*Supplied information*.
□ □ □

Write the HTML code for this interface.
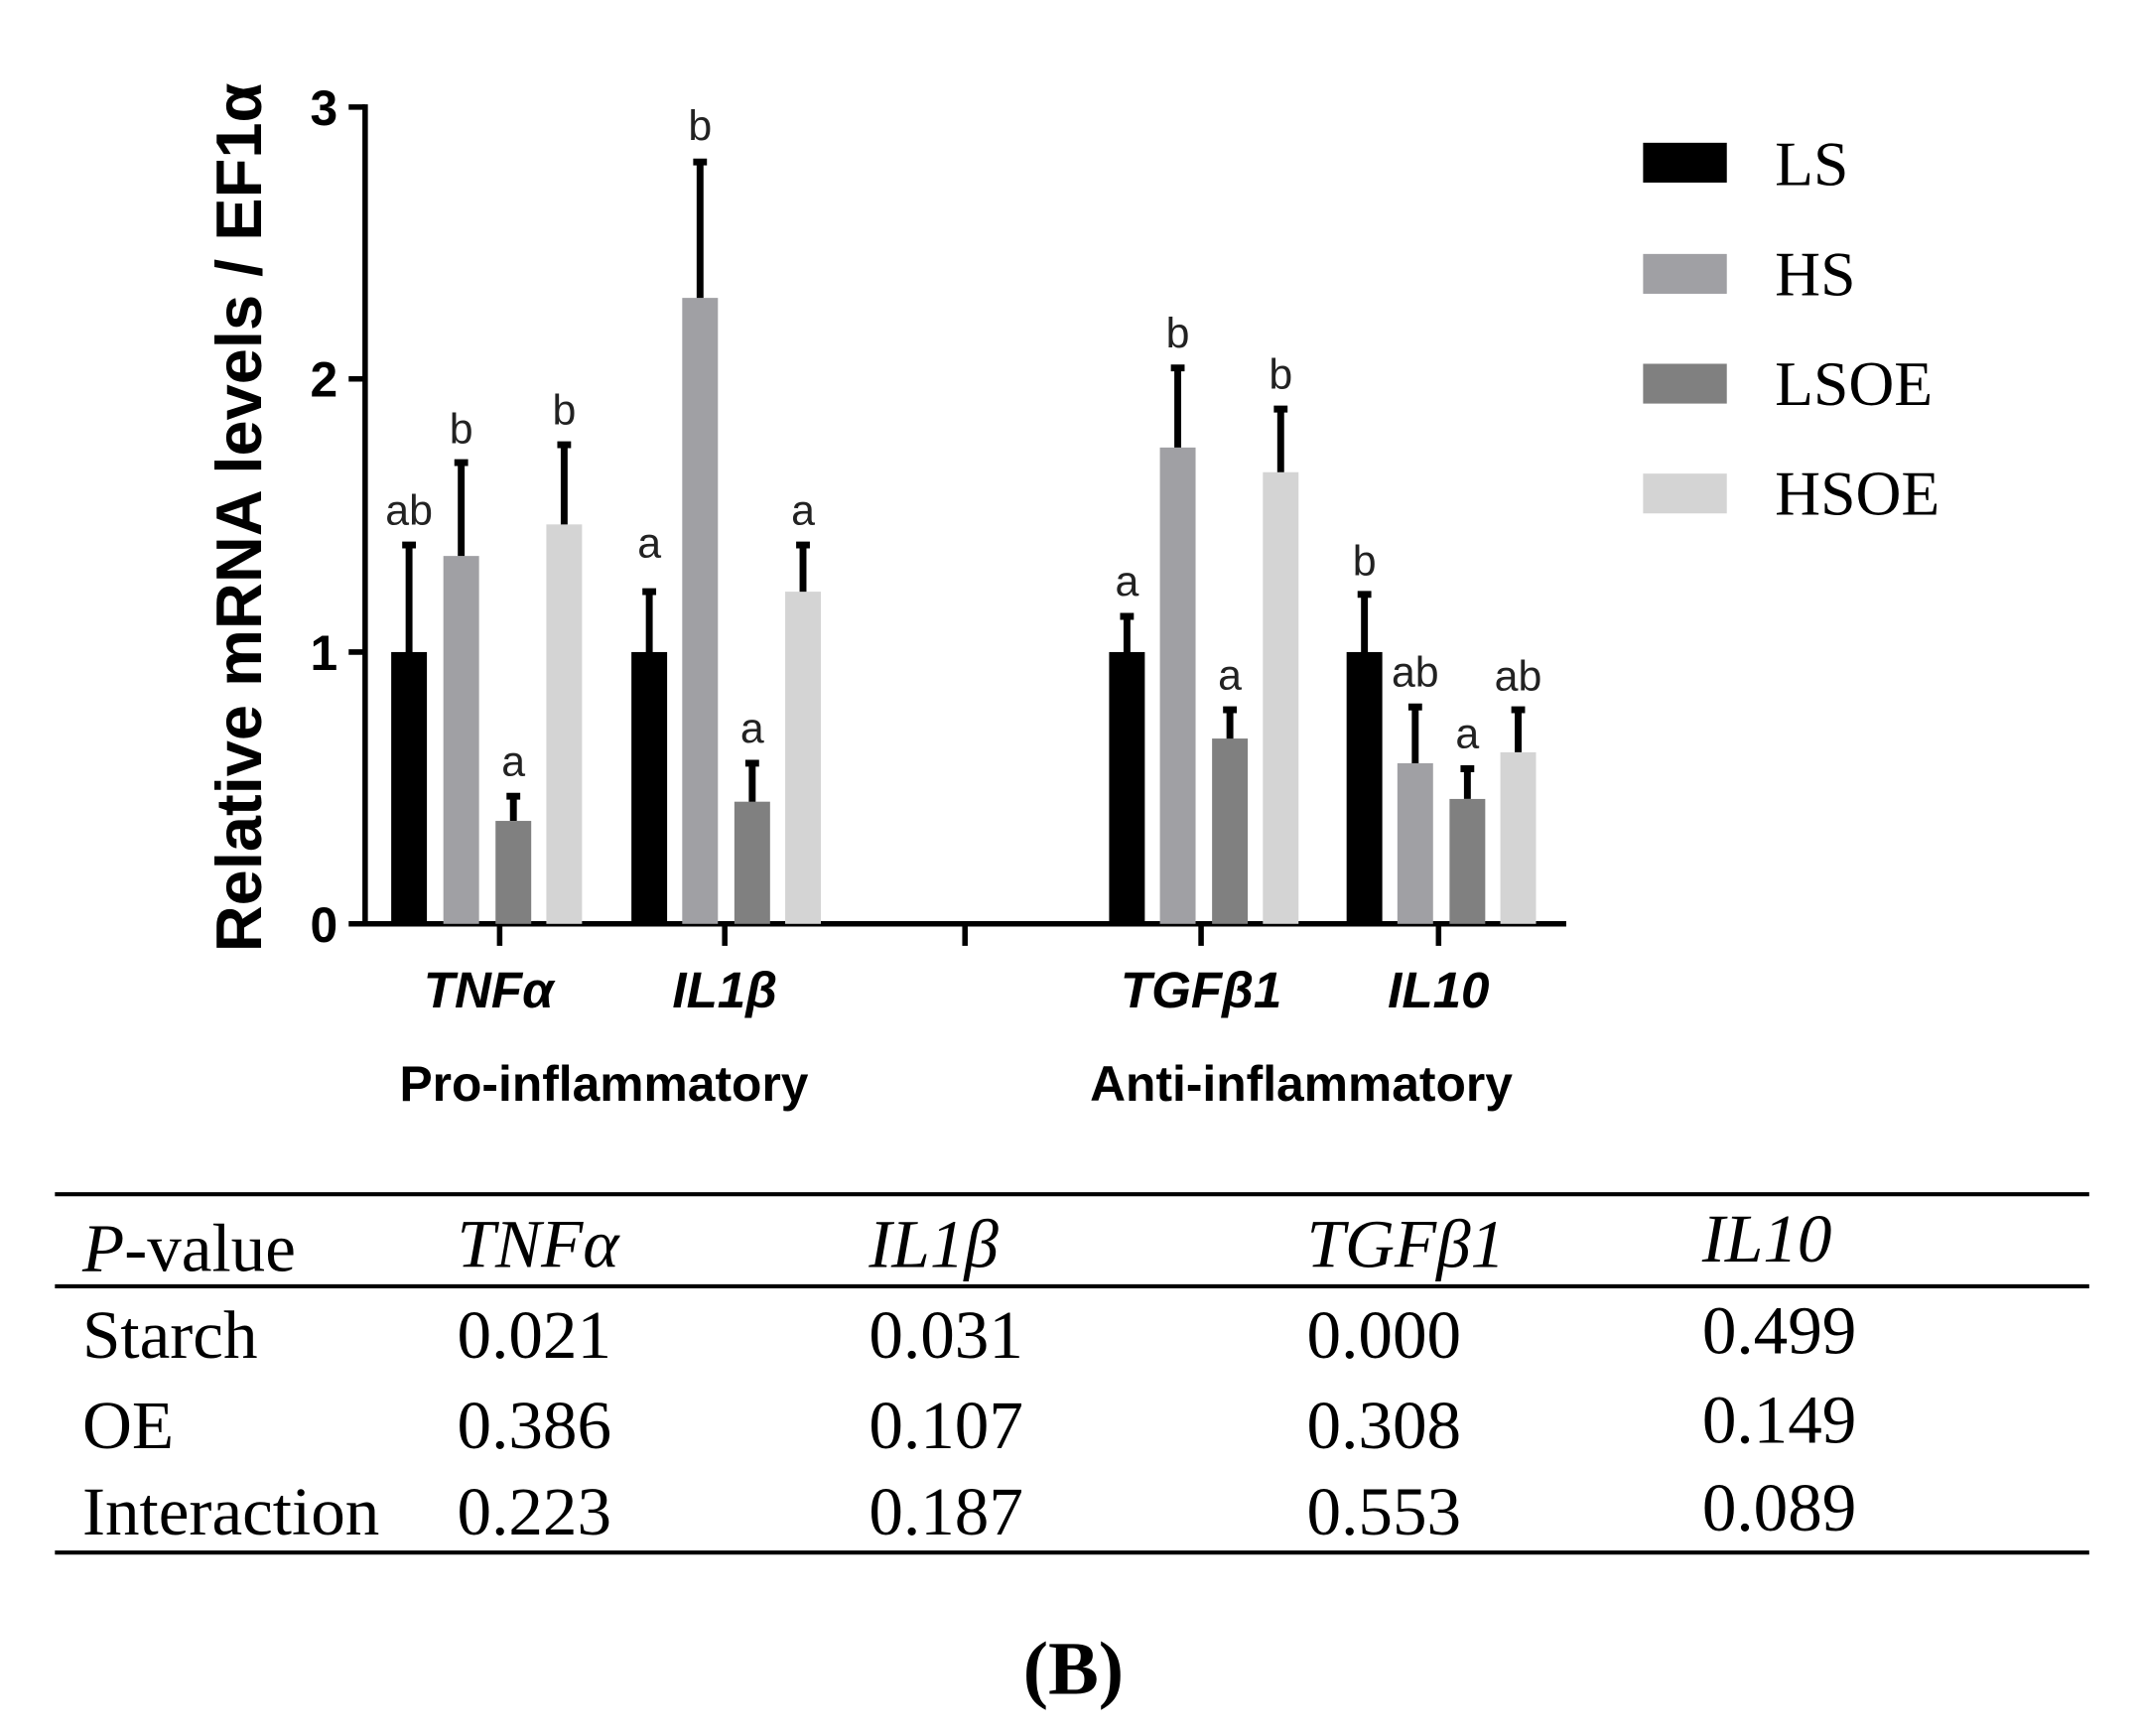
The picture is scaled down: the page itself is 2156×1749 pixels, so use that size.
<!DOCTYPE html>
<html><head><style>html,body{margin:0;padding:0;background:#fff}</style></head><body>
<svg width="2156" height="1744" viewBox="0 0 1559 1261" preserveAspectRatio="none" xmlns="http://www.w3.org/2000/svg">
<rect width="1559" height="1261" fill="#fff"/>
<g font-family="Liberation Sans, sans-serif">
<line x1="266" y1="76" x2="266" y2="675" stroke="#000" stroke-width="4"/>
<line x1="264" y1="673" x2="1141" y2="673" stroke="#000" stroke-width="4"/>
<g stroke="#000" stroke-width="4">
<line x1="254" y1="78" x2="266" y2="78"/><line x1="254" y1="276" x2="266" y2="276"/><line x1="254" y1="475" x2="266" y2="475"/><line x1="254" y1="673" x2="266" y2="673"/>
<line x1="364" y1="673" x2="364" y2="689"/><line x1="528" y1="673" x2="528" y2="689"/><line x1="703" y1="673" x2="703" y2="689"/><line x1="875" y1="673" x2="875" y2="689"/><line x1="1048" y1="673" x2="1048" y2="689"/>
</g>
<g font-size="36" font-weight="bold" text-anchor="end">
<text x="246" y="91">3</text><text x="246" y="289">2</text><text x="246" y="488">1</text><text x="246" y="686">0</text>
</g>
<text transform="translate(190,377) rotate(-90)" font-size="47" font-weight="bold" text-anchor="middle">Relative mRNA levels / EF1α</text>
<g font-size="37" font-weight="bold" font-style="italic" text-anchor="middle">
<text x="356" y="734">TNFα</text><text x="528" y="734">IL1β</text><text x="875" y="734">TGFβ1</text><text x="1048" y="734">IL10</text>
</g>
<g font-size="36" font-weight="bold" text-anchor="middle">
<text x="440" y="802">Pro-inflammatory</text><text x="948" y="802">Anti-inflammatory</text>
</g>
</g>
<g>
<rect x="285" y="475" width="26" height="198" fill="#000"/>
<rect x="323" y="405" width="26" height="268" fill="#a0a0a4"/>
<rect x="361" y="598" width="26" height="75" fill="#808080"/>
<rect x="398" y="382" width="26" height="291" fill="#d4d4d4"/>
<rect x="460" y="475" width="26" height="198" fill="#000"/>
<rect x="497" y="217" width="26" height="456" fill="#a0a0a4"/>
<rect x="535" y="584" width="26" height="89" fill="#808080"/>
<rect x="572" y="431" width="26" height="242" fill="#d4d4d4"/>
<rect x="808" y="475" width="26" height="198" fill="#000"/>
<rect x="845" y="326" width="26" height="347" fill="#a0a0a4"/>
<rect x="883" y="538" width="26" height="135" fill="#808080"/>
<rect x="920" y="344" width="26" height="329" fill="#d4d4d4"/>
<rect x="981" y="475" width="26" height="198" fill="#000"/>
<rect x="1018" y="556" width="26" height="117" fill="#a0a0a4"/>
<rect x="1056" y="582" width="26" height="91" fill="#808080"/>
<rect x="1093" y="548" width="26" height="125" fill="#d4d4d4"/>
</g>
<g stroke="#000" stroke-width="5" fill="none">
<path d="M298 475V397M293 397h10"/>
<path d="M336 405V337M331 337h10"/>
<path d="M374 598V580M369 580h10"/>
<path d="M411 382V324M406 324h10"/>
<path d="M473 475V431M468 431h10"/>
<path d="M510 217V118M505 118h10"/>
<path d="M548 584V556M543 556h10"/>
<path d="M585 431V397M580 397h10"/>
<path d="M821 475V449M816 449h10"/>
<path d="M858 326V268M853 268h10"/>
<path d="M896 538V517M891 517h10"/>
<path d="M933 344V298M928 298h10"/>
<path d="M994 475V433M989 433h10"/>
<path d="M1031 556V515M1026 515h10"/>
<path d="M1069 582V560M1064 560h10"/>
<path d="M1106 548V517M1101 517h10"/>
</g>
<g font-family="Liberation Sans, sans-serif" font-size="31" text-anchor="middle" fill="#222">
<text x="298" y="382">ab</text><text x="336" y="323">b</text><text x="374" y="565">a</text><text x="411" y="309">b</text>
<text x="473" y="406">a</text><text x="510" y="102">b</text><text x="548" y="541">a</text><text x="585" y="382">a</text>
<text x="821" y="434">a</text><text x="858" y="253">b</text><text x="896" y="502">a</text><text x="933" y="283">b</text>
<text x="994" y="419">b</text><text x="1031" y="500">ab</text><text x="1069" y="545">a</text><text x="1106" y="503">ab</text>
</g>
<rect x="1197" y="104" width="61" height="29" fill="#000"/>
<rect x="1197" y="185" width="61" height="29" fill="#a0a0a4"/>
<rect x="1197" y="265" width="61" height="29" fill="#808080"/>
<rect x="1197" y="345" width="61" height="29" fill="#d4d4d4"/>
<g font-family="Liberation Serif, serif" font-size="46">
<text x="1293" y="135">LS</text><text x="1293" y="215">HS</text><text x="1293" y="295">LSOE</text><text x="1293" y="375">HSOE</text>
</g>
<g stroke="#000" stroke-width="3">
<line x1="40" y1="870" x2="1522" y2="870"/><line x1="40" y1="937" x2="1522" y2="937"/><line x1="40" y1="1131" x2="1522" y2="1131"/>
</g>
<g font-family="Liberation Serif, serif" font-size="50">
<text x="60" y="926"><tspan font-style="italic">P</tspan>-value</text>
<g font-style="italic"><text x="333" y="923">TNFα</text><text x="633" y="923">IL1β</text><text x="952" y="923">TGFβ1</text><text x="1240" y="919">IL10</text></g>
<text x="60" y="989">Starch</text><text x="333" y="989">0.021</text><text x="633" y="989">0.031</text><text x="952" y="989">0.000</text><text x="1240" y="986">0.499</text>
<text x="60" y="1055">OE</text><text x="333" y="1055">0.386</text><text x="633" y="1055">0.107</text><text x="952" y="1055">0.308</text><text x="1240" y="1051">0.149</text>
<text x="60" y="1118">Interaction</text><text x="333" y="1118">0.223</text><text x="633" y="1118">0.187</text><text x="952" y="1118">0.553</text><text x="1240" y="1115">0.089</text>
<text x="782" y="1234" font-size="55" font-weight="bold" text-anchor="middle">(B)</text>
</g>
</svg>
</body></html>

□ □ □

*The problem*. Say how many lines of the data include the word "size". Respond with the number alone.

*Task output*. 9